What happened? The unseen “algorithms” apparently detected “Guns" and suppressed viewership.
The major broadcast and cable channels have prohibited any form of firearm advertising for years. 25 years ago we struggled with ESPN in the first year of our gun show series when Colt was a sponsor, but couldn’t advertise their guns. Since then we’ve moved three times to new networks as each was taken over by anti-gun New York City-based owners. We’re pleased to make our television home now on the pro-second amendment Outdoor Channel.So do I take down my 25 videos and tell YouTube to take a hike? That will break every embedded link I have here. Then where do I put those videos? Only one fits on a gun video site; the other 24 are machine tool related. I have no particular reason to take down those 24 videos except that I dislike YouTube as a company for how they're punishing us for the actions of a psycho. Who's the number two video site: Vimeo? Which then flows to the bigger point: where do I go for videos on things like fixing a printer, or replacing a window. YouTube has done both of those for me over the years. Vimeo appears more interested in art than that.

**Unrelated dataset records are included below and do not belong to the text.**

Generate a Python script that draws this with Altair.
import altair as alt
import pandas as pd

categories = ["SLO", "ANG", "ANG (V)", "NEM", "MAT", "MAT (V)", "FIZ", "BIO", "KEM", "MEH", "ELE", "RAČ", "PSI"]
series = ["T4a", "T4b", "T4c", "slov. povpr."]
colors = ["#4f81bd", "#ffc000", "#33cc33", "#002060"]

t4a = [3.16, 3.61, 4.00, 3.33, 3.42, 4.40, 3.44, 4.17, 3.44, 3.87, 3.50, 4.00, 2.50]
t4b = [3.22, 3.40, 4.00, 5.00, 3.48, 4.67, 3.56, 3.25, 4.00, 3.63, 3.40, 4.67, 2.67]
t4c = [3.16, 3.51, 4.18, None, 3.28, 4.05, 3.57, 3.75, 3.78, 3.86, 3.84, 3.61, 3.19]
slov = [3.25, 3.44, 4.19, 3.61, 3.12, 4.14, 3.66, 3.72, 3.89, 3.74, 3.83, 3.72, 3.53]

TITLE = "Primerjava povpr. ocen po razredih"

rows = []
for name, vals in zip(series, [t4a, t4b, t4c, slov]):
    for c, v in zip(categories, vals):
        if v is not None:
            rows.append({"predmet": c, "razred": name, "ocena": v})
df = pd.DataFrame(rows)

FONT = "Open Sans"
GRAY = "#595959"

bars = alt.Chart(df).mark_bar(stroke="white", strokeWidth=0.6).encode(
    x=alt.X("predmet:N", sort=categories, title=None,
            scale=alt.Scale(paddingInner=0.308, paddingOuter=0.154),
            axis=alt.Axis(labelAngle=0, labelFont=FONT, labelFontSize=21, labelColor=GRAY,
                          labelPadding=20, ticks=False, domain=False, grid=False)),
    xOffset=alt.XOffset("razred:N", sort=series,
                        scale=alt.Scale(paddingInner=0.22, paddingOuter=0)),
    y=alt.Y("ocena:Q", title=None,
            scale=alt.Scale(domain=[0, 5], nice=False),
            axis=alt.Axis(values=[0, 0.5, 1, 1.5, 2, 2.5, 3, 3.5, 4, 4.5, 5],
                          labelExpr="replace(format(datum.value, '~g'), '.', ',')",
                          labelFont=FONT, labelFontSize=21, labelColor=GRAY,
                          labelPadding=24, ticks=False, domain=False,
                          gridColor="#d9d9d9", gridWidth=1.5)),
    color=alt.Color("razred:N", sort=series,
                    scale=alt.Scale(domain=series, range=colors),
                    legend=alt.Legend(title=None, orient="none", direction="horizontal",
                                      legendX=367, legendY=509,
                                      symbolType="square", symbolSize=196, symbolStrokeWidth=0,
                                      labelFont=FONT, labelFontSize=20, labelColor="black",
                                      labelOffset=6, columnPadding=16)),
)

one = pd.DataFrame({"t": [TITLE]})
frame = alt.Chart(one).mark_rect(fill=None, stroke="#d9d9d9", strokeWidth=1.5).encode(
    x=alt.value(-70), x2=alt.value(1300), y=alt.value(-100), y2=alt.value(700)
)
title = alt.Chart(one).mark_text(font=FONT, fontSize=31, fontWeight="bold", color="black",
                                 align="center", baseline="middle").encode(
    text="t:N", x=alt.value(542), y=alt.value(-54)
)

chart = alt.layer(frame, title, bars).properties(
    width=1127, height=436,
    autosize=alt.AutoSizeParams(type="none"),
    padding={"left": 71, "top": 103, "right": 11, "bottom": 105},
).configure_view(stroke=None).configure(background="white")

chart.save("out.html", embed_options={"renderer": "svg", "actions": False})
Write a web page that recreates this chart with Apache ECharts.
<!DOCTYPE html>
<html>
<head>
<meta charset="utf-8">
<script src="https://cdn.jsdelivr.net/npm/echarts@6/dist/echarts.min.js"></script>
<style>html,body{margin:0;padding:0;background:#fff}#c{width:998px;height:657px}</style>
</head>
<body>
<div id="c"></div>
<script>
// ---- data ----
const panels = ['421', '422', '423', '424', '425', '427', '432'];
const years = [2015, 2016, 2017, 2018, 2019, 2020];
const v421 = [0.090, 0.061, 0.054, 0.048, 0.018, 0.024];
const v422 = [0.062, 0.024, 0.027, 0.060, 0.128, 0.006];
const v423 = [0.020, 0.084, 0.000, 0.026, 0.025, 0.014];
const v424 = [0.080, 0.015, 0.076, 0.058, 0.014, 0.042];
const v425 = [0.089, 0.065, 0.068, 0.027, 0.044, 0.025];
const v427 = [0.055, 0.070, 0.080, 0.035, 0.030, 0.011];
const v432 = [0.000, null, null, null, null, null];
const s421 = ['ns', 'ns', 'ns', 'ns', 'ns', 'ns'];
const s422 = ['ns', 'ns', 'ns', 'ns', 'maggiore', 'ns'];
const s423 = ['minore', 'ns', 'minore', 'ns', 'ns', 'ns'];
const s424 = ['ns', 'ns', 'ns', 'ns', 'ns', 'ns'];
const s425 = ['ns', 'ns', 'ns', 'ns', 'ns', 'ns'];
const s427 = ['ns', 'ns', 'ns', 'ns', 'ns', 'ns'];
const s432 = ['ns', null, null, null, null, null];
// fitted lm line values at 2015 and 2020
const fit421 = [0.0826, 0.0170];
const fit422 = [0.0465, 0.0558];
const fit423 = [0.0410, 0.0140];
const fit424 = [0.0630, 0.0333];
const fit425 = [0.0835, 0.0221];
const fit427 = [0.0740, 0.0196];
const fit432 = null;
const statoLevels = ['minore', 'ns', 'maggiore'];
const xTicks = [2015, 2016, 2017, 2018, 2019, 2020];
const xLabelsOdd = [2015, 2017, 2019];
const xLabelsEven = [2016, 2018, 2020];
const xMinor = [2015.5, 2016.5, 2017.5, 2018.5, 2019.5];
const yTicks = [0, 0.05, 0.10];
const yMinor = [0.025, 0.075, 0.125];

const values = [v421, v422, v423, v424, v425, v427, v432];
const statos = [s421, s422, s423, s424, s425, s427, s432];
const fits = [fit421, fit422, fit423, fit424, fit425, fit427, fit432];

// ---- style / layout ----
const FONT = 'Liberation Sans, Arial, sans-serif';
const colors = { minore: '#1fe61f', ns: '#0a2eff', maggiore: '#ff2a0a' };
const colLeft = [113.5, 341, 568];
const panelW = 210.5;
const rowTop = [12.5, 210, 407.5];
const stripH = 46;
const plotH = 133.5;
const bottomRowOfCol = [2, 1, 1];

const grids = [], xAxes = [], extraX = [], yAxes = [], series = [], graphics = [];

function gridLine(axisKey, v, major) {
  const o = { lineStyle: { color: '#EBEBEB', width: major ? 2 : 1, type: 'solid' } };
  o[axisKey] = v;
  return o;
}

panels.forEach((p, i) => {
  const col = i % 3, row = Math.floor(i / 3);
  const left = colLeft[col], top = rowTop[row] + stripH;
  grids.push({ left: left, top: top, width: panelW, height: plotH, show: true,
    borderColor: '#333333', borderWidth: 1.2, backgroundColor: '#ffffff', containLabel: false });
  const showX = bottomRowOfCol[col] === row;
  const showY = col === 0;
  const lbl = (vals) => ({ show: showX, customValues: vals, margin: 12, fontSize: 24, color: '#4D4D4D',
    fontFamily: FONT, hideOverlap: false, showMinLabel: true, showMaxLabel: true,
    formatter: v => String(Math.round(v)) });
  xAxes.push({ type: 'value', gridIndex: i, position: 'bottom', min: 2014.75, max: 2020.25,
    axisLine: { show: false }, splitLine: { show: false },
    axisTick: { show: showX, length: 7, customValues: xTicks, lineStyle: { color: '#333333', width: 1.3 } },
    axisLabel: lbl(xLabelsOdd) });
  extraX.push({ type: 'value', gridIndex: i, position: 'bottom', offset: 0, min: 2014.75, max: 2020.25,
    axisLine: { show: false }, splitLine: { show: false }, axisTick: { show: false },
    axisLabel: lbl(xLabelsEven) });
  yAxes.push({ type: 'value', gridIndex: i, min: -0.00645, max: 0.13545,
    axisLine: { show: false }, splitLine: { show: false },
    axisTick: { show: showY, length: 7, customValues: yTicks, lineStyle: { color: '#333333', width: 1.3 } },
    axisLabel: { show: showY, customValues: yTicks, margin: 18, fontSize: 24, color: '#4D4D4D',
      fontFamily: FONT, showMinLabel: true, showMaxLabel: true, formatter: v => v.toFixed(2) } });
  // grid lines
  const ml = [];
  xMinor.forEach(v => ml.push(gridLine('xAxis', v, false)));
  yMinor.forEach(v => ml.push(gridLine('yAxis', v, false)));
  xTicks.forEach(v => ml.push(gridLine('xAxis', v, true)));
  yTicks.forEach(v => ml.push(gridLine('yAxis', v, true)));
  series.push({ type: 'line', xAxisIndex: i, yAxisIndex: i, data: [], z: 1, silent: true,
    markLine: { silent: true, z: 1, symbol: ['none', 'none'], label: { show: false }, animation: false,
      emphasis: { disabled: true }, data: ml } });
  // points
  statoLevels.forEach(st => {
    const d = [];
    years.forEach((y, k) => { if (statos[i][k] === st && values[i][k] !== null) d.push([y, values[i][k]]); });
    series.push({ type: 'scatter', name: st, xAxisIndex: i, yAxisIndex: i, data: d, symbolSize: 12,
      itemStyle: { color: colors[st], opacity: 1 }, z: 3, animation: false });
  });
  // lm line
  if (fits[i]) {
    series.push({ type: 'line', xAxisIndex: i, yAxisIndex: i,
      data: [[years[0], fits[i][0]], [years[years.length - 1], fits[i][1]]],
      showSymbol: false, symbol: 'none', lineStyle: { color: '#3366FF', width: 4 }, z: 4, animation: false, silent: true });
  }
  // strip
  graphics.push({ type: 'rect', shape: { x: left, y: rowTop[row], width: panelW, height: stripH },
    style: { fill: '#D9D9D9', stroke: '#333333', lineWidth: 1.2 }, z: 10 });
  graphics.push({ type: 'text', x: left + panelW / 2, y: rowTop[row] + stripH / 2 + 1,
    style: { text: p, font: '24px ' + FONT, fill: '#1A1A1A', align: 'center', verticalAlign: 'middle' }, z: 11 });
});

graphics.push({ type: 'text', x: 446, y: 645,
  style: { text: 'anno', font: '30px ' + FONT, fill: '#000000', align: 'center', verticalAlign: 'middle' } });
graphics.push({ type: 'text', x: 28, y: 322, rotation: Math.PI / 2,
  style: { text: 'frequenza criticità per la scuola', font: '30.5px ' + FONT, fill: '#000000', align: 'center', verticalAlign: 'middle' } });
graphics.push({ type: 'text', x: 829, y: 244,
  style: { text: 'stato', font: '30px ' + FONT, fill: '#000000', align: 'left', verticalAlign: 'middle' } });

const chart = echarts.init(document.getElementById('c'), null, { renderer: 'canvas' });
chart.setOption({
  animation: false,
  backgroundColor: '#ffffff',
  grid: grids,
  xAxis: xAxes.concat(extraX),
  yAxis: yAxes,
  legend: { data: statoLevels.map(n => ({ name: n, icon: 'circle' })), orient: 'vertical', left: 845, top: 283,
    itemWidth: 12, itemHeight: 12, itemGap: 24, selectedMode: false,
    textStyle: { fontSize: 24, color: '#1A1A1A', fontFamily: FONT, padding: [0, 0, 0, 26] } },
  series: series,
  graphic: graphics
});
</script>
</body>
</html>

What about Blogger? I just had my 8th anniversary, so there's a lot to move. I need to look into finding a hosting service. I don't care about a lot of features that a business might want to have because I'm not a business. I need a blog with an email address and a place to host a couple of gigs of old postings.
Without Blogger and YouTube, I'll have virtually zero interaction with Google.
The rest of the companies to avoid or encourage is still too unsettled for me to know if it's all done. Dick's is out, but I haven't been there since the last time they got stupid about ARs; I don't have a Citi card; I think Visa was good, Bank of America was stupid; don't rent a car from the major chains, but I have trouble keeping them straight. It's getting hard to figure out which businesses are opposed to freedom and which ones are OK.